Huntington Beach native Devyn Bisson’s first feature-length film was a hit at the Maui Film Festival.

The Chapman alum, 23, has enjoyed a series of serendipitous events that have thrust her into the public eye since her graduation in 2014. Now—after directing “The Wave I Ride,” her documentary about Maui’s female big-wave pioneer Paige Alms, and securing a distribution deal—Bisson sets off on her biggest journey yet.


In her final months at Chapman, the film student wanted to take on a passion project that veered from the typical action sports-centered surf film and instead focused on character. After reading about 27-year-old Alms in a Surfer magazine article about the rarity of female big-wave surfers, Bisson knew she’d found the perfect character for her film.

“She was doing what all the boys did but never got any of the limelight or rewards for it. She was just doing it as her passion, and that was the story.”

A Facebook conversation was enough to get Alms on board. Bisson and her team of fellow students launched a Kickstarter campaign to fund the project, which began filming in January of 2014 and took a year and a half to complete. What started as a 10-minute short developed into a feature-length documentary as Bisson happened upon Maui’s biggest swell in 10 years, another huge swell off the coast of Oregon, and monumental moments in Alms’ career, including her first wave after an injury.

“The biggest challenge of (filming) was the same as the biggest challenge of life, which is just that everything’s unknown. Three days before our second shoot in Oahu, this huge swell hit the coast of Oregon and all of our characters decided to fly there. We were freaking out: ‘Oh my God, we’re going to lose all of this money.’ But we went with it, and the story unraveled in front of us.

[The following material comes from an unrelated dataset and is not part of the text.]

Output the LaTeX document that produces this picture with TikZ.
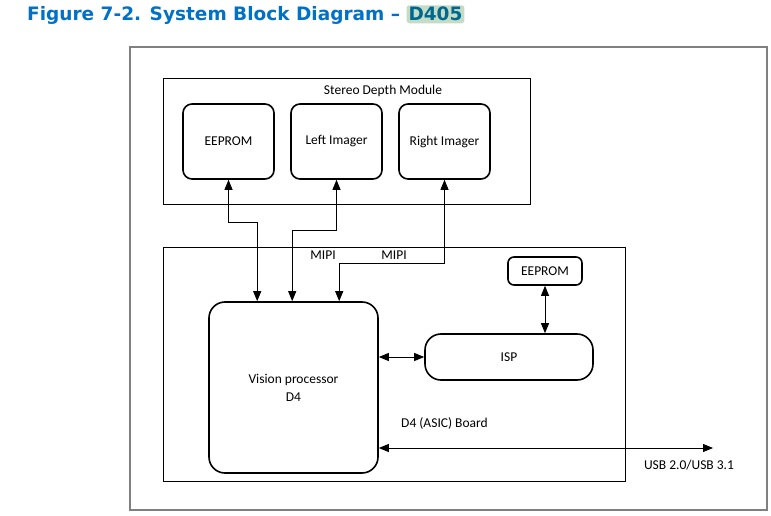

It was serendipity.”

The documentary has been screened at the Maui Film Festival, the New York Women’s Surf Film Festival, Utah’s DOCUTAH film festival, as well as internationally in New Zealand and England.

“The screening on Maui was outdoors, and right before the film started there actually was a meteor shower and 2,500 people were screaming and going nuts. The second that happened I just thought ‘This is meant to be.’ And after the film, this big-wave surfer leaned over to me and said ‘I have never seen a surf film like that.’ ”

“The film is incredibly autobiographical in that it’s (about) this girl who knows her passion, knows that she is going after it no matter what. It was very empowering to make, and I want it to connect with people on a deeper level than a typical surf film. I want the audience to be like, ‘We’re going
to take risks; we’re going to go after our own wave.’ ”

Since the film’s release, Bisson has gotten offers to direct various surfing-related projects.

“Recently I was approached by this agency who said, ‘You’re so talented! We need you to work on this project for us.’ And then it ended up being on a male big wave surfer whose been profiled a zillion times. I pitched them the idea of doing it on Paige or another female athlete with a story that could actually be told originally and with a lot of heart, and they couldn’t see it. So I dropped the gig. I was almost offended they even asked me to do it, like ‘You obviously didn’t see my voice or my authenticity in my film.’ I’m not going to add to the pile of junk out there. Life is too short. I’m dedicated to making content that doesn’t add to the noise.”